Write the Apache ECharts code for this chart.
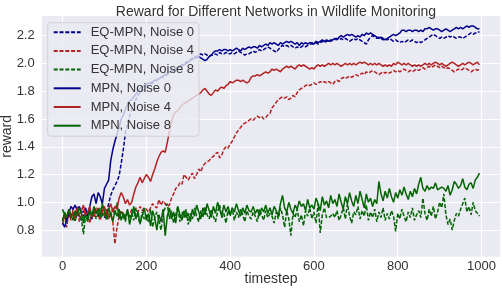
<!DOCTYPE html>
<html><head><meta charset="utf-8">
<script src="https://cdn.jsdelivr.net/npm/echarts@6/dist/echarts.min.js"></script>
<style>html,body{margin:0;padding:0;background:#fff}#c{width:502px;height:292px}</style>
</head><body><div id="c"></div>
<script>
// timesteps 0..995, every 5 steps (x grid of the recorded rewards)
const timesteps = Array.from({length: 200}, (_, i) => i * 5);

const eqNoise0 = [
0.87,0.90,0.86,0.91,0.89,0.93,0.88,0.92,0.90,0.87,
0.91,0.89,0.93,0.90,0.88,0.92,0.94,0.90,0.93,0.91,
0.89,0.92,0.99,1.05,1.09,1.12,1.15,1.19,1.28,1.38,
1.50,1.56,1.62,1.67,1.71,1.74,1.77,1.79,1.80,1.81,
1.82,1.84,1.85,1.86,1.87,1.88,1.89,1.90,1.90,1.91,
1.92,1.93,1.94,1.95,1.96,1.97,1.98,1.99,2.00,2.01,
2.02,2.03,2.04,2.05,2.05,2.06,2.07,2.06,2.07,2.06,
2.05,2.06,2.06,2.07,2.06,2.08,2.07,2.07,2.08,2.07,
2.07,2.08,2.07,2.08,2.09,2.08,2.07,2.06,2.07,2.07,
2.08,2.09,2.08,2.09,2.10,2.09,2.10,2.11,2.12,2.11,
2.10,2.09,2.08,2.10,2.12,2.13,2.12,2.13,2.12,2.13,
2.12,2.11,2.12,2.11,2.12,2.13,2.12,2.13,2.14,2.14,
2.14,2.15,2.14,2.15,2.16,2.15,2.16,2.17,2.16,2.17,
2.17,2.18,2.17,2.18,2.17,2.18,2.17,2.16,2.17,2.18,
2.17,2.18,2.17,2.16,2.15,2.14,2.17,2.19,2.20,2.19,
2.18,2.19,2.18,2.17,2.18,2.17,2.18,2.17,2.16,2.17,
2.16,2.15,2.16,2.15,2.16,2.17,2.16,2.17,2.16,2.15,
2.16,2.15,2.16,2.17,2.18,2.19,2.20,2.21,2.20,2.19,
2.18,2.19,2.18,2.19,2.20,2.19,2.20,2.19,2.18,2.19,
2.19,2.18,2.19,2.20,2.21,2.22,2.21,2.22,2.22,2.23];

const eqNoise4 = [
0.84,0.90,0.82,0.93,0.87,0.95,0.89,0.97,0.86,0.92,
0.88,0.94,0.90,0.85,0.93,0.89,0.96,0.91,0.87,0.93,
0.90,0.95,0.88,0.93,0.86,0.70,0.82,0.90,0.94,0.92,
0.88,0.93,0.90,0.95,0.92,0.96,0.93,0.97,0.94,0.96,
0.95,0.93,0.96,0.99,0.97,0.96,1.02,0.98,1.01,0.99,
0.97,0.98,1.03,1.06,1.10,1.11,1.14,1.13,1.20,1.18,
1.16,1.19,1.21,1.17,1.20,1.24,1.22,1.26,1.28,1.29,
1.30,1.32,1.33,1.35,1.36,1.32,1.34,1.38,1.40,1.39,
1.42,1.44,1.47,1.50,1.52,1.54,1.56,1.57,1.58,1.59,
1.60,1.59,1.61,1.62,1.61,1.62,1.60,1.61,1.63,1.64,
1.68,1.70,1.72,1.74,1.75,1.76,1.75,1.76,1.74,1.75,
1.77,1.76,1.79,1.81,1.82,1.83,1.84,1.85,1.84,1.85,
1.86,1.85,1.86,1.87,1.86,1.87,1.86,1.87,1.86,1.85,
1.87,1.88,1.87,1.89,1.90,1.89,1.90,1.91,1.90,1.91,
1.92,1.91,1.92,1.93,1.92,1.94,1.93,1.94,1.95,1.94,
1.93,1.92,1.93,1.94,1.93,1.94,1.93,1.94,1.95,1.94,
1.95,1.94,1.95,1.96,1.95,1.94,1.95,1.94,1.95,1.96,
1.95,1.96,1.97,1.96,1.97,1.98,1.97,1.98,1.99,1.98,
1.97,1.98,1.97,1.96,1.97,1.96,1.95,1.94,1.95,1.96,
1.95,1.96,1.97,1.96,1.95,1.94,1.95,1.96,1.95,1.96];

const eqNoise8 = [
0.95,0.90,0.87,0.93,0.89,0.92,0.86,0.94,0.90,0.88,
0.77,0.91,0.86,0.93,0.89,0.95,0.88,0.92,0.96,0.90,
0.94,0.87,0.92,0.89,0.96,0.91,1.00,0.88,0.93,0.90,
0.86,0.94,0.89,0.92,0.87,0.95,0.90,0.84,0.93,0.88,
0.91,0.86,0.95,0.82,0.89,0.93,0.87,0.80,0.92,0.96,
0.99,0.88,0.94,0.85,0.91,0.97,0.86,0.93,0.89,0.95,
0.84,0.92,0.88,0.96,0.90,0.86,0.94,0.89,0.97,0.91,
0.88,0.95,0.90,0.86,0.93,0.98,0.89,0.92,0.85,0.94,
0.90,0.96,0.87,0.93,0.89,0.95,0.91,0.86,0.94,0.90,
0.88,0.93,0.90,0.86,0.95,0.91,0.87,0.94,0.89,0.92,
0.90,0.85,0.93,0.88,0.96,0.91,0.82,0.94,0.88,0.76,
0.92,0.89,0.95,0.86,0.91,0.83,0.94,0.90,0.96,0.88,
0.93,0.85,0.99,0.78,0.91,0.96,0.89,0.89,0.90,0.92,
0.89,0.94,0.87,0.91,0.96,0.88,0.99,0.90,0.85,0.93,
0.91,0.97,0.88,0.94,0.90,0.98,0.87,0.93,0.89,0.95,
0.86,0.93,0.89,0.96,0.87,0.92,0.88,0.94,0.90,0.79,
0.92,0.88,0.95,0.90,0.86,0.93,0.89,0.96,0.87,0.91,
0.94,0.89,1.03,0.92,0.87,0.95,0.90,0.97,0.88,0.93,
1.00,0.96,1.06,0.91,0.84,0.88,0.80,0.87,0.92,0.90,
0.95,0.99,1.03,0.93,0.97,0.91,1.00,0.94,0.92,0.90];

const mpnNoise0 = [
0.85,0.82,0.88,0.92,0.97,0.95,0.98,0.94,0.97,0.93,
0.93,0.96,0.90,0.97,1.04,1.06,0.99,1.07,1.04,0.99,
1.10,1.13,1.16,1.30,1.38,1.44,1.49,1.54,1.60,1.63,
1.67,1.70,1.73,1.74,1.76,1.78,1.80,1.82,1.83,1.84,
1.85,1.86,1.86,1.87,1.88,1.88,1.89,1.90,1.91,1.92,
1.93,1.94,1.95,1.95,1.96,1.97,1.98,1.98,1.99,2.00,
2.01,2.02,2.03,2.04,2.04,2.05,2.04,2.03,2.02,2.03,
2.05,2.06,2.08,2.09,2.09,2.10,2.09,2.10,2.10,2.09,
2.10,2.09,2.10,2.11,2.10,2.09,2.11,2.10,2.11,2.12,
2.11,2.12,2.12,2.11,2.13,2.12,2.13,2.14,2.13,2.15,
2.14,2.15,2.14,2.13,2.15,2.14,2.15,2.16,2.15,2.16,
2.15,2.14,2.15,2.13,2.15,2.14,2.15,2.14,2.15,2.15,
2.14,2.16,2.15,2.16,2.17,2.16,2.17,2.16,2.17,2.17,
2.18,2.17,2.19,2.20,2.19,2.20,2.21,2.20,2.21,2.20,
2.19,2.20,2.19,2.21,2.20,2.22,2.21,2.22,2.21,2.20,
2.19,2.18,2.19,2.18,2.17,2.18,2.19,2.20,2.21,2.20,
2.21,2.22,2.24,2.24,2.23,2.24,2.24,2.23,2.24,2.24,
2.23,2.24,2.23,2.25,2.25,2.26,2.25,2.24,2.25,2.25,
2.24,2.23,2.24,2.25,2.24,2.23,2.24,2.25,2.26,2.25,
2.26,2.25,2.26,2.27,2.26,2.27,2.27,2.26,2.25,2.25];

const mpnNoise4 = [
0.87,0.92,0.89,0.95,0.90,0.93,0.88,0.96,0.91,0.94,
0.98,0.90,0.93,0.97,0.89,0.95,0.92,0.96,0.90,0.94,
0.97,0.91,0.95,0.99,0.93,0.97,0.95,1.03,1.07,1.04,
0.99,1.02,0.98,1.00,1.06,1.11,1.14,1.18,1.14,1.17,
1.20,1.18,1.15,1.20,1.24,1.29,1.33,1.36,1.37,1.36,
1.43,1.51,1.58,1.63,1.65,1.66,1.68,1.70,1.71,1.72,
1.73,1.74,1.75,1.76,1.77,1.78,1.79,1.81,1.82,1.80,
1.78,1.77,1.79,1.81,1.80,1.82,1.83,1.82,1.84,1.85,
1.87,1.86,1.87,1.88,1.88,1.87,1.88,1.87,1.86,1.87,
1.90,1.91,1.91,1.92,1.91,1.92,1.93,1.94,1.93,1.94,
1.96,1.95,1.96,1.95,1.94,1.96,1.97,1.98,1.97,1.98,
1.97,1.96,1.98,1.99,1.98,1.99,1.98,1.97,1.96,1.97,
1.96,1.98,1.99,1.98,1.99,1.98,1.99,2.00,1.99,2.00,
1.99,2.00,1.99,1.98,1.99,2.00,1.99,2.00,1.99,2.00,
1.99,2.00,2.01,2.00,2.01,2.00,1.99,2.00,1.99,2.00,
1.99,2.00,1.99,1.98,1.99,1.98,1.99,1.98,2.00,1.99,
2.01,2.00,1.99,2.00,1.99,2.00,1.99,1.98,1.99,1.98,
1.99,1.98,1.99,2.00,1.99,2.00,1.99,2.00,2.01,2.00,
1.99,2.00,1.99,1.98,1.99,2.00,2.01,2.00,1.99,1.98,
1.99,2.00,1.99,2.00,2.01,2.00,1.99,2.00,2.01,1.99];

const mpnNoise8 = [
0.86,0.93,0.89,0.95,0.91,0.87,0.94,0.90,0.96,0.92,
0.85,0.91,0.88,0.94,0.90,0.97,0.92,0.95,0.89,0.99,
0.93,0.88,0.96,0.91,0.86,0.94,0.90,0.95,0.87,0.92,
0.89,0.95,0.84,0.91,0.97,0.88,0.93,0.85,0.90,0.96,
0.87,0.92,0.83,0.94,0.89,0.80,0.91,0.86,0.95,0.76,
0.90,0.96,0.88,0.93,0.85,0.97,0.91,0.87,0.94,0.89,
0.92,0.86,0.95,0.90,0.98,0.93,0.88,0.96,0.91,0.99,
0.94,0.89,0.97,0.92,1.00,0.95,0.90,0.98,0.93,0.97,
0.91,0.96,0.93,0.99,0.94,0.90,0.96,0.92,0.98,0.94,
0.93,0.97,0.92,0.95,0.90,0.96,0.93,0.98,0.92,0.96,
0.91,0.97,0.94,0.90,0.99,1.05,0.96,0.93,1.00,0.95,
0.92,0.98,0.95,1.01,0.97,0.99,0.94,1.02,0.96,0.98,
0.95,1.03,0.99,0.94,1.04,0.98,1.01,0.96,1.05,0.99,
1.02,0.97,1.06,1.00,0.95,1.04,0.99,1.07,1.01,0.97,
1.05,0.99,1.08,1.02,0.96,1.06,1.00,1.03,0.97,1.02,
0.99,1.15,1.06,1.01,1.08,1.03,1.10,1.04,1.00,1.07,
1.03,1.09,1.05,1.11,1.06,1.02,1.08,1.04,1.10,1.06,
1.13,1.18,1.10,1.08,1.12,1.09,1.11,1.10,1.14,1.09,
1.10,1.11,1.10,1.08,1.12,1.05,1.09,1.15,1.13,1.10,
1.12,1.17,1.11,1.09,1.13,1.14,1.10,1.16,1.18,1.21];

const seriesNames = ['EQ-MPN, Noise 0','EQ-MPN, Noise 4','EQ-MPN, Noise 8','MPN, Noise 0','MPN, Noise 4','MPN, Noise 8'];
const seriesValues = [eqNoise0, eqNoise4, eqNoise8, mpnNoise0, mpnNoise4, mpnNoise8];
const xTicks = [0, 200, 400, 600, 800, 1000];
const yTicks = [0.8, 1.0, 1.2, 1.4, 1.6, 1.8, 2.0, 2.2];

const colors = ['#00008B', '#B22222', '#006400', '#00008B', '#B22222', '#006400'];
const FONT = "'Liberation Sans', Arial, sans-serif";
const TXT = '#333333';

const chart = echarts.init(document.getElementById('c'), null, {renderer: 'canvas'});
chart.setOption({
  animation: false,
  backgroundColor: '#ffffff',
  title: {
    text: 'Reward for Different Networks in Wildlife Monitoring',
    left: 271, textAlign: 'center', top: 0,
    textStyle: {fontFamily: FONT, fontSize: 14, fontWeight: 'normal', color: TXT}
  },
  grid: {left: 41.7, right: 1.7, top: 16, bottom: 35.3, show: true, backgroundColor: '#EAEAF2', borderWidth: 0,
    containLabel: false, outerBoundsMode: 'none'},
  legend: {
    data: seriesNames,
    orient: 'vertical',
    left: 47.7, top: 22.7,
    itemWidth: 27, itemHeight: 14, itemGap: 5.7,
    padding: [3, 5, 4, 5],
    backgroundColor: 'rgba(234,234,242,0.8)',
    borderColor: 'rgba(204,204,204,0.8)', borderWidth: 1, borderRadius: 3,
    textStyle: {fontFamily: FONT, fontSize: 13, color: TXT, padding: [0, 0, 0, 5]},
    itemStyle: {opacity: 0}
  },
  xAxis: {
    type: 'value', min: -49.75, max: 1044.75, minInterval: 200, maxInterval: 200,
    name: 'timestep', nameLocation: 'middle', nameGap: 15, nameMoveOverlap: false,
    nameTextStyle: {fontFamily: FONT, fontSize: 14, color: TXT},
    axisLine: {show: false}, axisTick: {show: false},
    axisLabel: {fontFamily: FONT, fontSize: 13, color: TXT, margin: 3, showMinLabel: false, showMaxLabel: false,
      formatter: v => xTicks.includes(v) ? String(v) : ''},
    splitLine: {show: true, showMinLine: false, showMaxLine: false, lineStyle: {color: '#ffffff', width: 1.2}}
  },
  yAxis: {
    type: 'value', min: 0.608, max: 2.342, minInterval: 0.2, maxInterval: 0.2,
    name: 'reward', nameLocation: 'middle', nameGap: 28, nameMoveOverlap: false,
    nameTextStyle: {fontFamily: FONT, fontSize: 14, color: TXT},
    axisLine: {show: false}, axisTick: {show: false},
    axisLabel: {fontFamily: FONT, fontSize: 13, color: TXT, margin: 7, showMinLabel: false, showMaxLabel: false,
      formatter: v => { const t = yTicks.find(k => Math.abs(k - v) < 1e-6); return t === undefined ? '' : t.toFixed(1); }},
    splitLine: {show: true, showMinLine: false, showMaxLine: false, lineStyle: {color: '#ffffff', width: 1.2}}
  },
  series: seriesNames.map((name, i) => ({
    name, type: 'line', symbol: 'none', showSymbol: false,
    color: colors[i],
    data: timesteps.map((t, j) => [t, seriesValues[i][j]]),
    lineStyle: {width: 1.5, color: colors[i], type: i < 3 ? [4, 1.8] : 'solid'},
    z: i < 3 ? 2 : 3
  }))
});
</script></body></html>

Exercise prompt: Write out again exactly the lines from the start of the data above through the line containing "2.19,2.18,2.19,2.20,2.21,2.22,2.21,2.22,2.22,2.23];", inclusive, excluding any pictures.

Answer for this exercise:
Write the Apache ECharts code for this chart.
<!DOCTYPE html>
<html><head><meta charset="utf-8">
<script src="https://cdn.jsdelivr.net/npm/echarts@6/dist/echarts.min.js"></script>
<style>html,body{margin:0;padding:0;background:#fff}#c{width:502px;height:292px}</style>
</head><body><div id="c"></div>
<script>
// timesteps 0..995, every 5 steps (x grid of the recorded rewards)
const timesteps = Array.from({length: 200}, (_, i) => i * 5);

const eqNoise0 = [
0.87,0.90,0.86,0.91,0.89,0.93,0.88,0.92,0.90,0.87,
0.91,0.89,0.93,0.90,0.88,0.92,0.94,0.90,0.93,0.91,
0.89,0.92,0.99,1.05,1.09,1.12,1.15,1.19,1.28,1.38,
1.50,1.56,1.62,1.67,1.71,1.74,1.77,1.79,1.80,1.81,
1.82,1.84,1.85,1.86,1.87,1.88,1.89,1.90,1.90,1.91,
1.92,1.93,1.94,1.95,1.96,1.97,1.98,1.99,2.00,2.01,
2.02,2.03,2.04,2.05,2.05,2.06,2.07,2.06,2.07,2.06,
2.05,2.06,2.06,2.07,2.06,2.08,2.07,2.07,2.08,2.07,
2.07,2.08,2.07,2.08,2.09,2.08,2.07,2.06,2.07,2.07,
2.08,2.09,2.08,2.09,2.10,2.09,2.10,2.11,2.12,2.11,
2.10,2.09,2.08,2.10,2.12,2.13,2.12,2.13,2.12,2.13,
2.12,2.11,2.12,2.11,2.12,2.13,2.12,2.13,2.14,2.14,
2.14,2.15,2.14,2.15,2.16,2.15,2.16,2.17,2.16,2.17,
2.17,2.18,2.17,2.18,2.17,2.18,2.17,2.16,2.17,2.18,
2.17,2.18,2.17,2.16,2.15,2.14,2.17,2.19,2.20,2.19,
2.18,2.19,2.18,2.17,2.18,2.17,2.18,2.17,2.16,2.17,
2.16,2.15,2.16,2.15,2.16,2.17,2.16,2.17,2.16,2.15,
2.16,2.15,2.16,2.17,2.18,2.19,2.20,2.21,2.20,2.19,
2.18,2.19,2.18,2.19,2.20,2.19,2.20,2.19,2.18,2.19,
2.19,2.18,2.19,2.20,2.21,2.22,2.21,2.22,2.22,2.23];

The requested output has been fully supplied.